# Kdy a když



## Imissmycat

What are the different usages between "kdy" a "když", as I know they are same meaning and both can lead clauses. Díky!


----------



## kelt

Hey,

are you aware of the difference between _when _and _if_? It is the same case with _kdy _and _když_ in that order.


----------



## winpoj

Your answer is oversimplified to the point of being incorrect, Kelt.

Consider:

KDYŽ jsem byl mladý, všechno bylo levnější.
WHEN I was young, everything was cheaper.


----------



## Jana337

As a rule of thumb, if you can replace "when" (in secondary clauses) by "what time", "which day" and similar, use "kdy" in Czech. Now, let's try to come up with examples which refute this simple theory.


----------



## winpoj

It seems like a good theory - at first glance at least. However, it does not follow that in other cases we can happily translate "when" as "když". In sentences about the future, we sometimes need to use "až".

When he comes, we will go to the theatre. Až přijde, půjdeme do divadla.
If he comes, we will go to the theatre.
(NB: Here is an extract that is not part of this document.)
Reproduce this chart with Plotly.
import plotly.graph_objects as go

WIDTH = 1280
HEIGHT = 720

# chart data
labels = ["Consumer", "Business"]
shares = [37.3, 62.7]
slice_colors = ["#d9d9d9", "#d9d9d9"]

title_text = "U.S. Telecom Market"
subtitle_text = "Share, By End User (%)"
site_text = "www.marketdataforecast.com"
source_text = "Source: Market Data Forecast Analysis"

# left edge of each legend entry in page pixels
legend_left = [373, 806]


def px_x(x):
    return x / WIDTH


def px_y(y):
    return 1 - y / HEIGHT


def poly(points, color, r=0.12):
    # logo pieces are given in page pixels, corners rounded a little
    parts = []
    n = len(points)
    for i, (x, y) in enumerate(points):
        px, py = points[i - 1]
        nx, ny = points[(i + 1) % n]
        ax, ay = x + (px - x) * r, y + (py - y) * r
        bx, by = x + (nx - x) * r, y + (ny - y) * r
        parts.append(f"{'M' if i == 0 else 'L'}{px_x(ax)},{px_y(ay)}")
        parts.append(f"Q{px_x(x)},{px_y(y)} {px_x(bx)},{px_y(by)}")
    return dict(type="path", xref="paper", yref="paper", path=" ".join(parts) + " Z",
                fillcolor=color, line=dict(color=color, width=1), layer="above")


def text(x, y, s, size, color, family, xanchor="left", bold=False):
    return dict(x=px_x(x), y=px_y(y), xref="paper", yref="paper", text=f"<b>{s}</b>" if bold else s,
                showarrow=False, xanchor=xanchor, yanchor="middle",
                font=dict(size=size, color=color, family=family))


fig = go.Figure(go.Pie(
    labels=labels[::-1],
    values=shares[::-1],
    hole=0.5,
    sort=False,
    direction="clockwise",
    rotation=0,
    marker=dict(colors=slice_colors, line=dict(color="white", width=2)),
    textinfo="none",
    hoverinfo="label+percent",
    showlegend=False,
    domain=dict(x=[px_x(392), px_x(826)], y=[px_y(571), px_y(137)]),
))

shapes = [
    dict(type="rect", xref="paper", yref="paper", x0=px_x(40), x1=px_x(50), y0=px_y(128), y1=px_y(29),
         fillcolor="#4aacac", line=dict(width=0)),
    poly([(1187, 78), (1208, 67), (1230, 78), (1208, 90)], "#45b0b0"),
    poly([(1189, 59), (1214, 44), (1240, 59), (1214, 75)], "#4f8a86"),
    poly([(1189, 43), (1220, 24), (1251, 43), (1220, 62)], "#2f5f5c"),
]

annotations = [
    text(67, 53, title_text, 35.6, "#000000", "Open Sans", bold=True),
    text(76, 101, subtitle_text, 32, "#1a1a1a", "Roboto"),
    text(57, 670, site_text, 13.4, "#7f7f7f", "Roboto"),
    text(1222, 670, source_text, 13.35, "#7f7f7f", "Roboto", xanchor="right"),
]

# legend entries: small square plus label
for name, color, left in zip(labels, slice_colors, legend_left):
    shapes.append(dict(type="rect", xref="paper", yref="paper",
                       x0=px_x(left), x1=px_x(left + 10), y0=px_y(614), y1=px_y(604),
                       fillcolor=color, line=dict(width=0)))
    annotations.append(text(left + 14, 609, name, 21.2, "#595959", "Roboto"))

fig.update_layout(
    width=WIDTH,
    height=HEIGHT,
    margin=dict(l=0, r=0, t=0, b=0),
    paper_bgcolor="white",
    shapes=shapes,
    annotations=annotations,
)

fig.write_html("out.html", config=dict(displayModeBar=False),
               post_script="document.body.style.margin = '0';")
Když (jestliže, pokud) přijde, půjdeme do divadla.


----------



## kelt

winpoj said:


> Your answer is oversimplified to the point of being incorrect, Kelt.
> 
> Consider:
> 
> KDYŽ jsem byl mladý, všechno bylo levnější.
> WHEN I was young, everything was cheaper.



Ok, point taken winpoj 
One never knows enough about his or her language...


----------



## jazyk

Also, kdy is used in direct and indirect questions:

Kdy přijde maminka? - When is mom arriving?
Nevím, kdy přijde maminka. - I don't know when mom is arriving.


----------